Hot Seat Movie Review:  A cyber-thriller overstuffed with every outdated trope

Hot Seat Movie Review:  A cyber-thriller overstuffed with every outdated trope

The title is a challenge to the audience; we are made to sit on this metaphorical hot seat and are made to try and wring out our attention for the film's entire runtime
Rating:(1.5 / 5)

Hot Seat is a thriller where an ex-hacker (Kevin Dillon) is made to sit on a hair-trigger bomb attached to his seat and is forced to hack top-tier banking institutions for money. You don’t have to know anything about hacking, coding, or even computers to know that the makers had no interest in understanding how hacking works. The film opens with a bombing and a couple of streets away our protagonist is seen jogging. Startled by the sound of the explosion he half-turns to look at the smoke and then wheels around and goes about his business. The film is replete with unintentionally chuckle-worthy moments like these. It is not that we expect the protagonist to run towards the explosion but the unintentional hilarity stems out of the haphazard editing and the awkward choice of framing for the scene. 

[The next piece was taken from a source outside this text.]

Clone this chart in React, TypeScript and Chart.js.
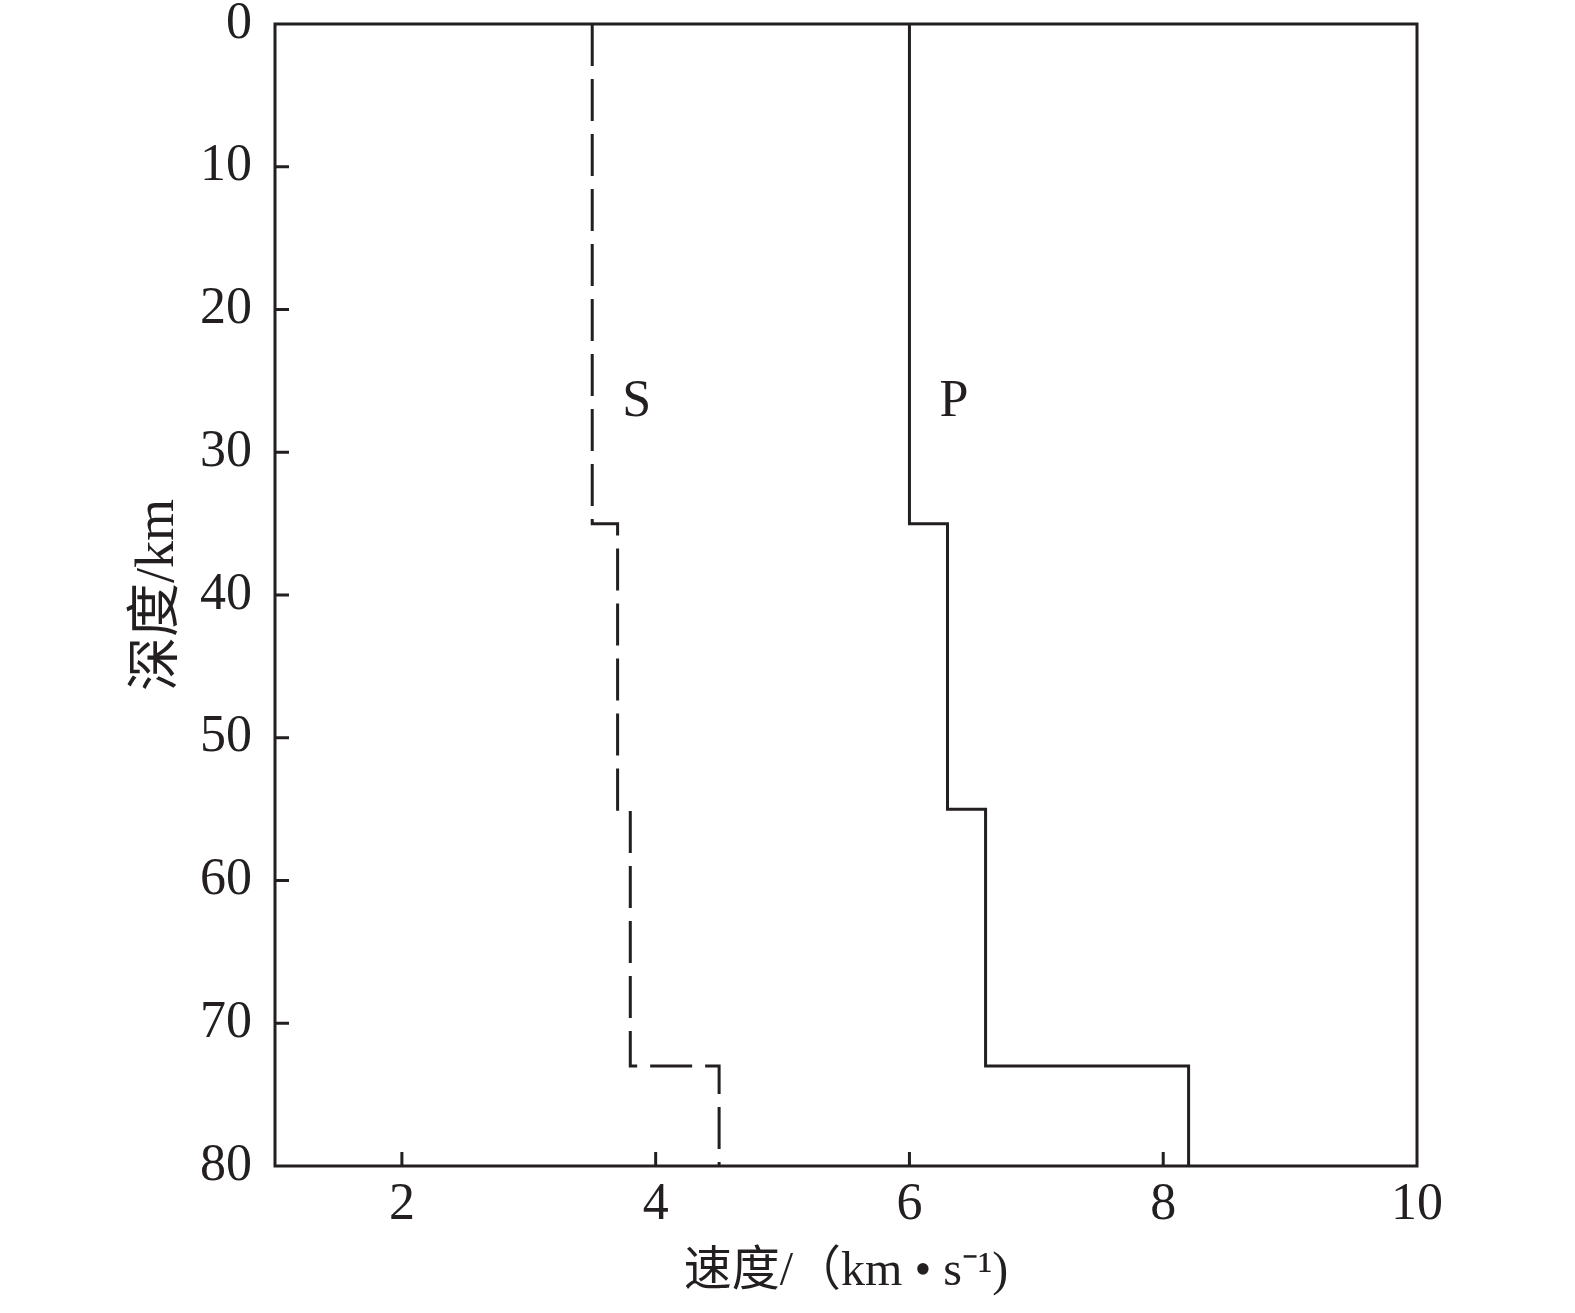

Director: James Cullen Bressack

Cast: Kevin Dillon, Mel Gibson, Shannen Doherty, Michael Welch, Eddie Steeples

During the early 2000s, when people had sparse knowledge about how computers worked, the impact of computers on every aspect of modern life was on a steady rise. The filmmakers who wanted to capture this impact on camera were struggling to do so because nothing like that was ever captured visually before in history. You could write a gripping scene about a gang of thieves plotting their way into a casino but how would you thrill an audience by showing someone sitting alone in a room and transferring truckloads of money by clicking away on a computer? This gave way to a lot of wonky attempts at portraying hacking in the early 2000s, even successful films failed at this. Now, at a time when series and films like Mr. Robot(2015) and The Girl With The Dragon Tattoo(2011), are being lauded for finally portraying cyberspace realistically, films like Hot Seat slap us with scenes that give us unwarranted nostalgia from two decades ago.

Oscar-winner Mel Gibson plays a bomb expert who holds the countenance of a man waiting in line at a bank. The only action he gets to do is run up a flight of stairs and get shot twice in the arm towards the end. There is no doubt that Mel Gibson is a terrific performer and we have seen him at his absolute best before which is why it looks like he is deliberately phoning in a bad performance. Hacking cliches are not the only thing the film attempts to reanimate from two decades ago, Hot Seat also employs a sordid amount of buddy-cop tropes that are so watered down that it feels like it was written by someone who just learned what a buddy-cop trope was and then immediately wrote dialogues filled with said tropes.

The film is loaded with scenes where the actors are performing as if they are not convinced by the writing or even their own performances. For example, there is a scene where the police chief (Shannen Doherty) has to look up at an explosion at a building, and just the way it was shot, edited, and performed tells us clearly that she is looking up at nothing. The spectacular failure to convince us with such a simple scene, a scene we would hardly notice in an average film, makes us appreciate the hard work that goes into making a competent film. Hot Seat is the darkest night that brings out the luster of the faintest of stars.

The title is a challenge to the audiences; we are made to sit on this metaphorical hot seat and are made to try and wring out our attention for the film's entire runtime.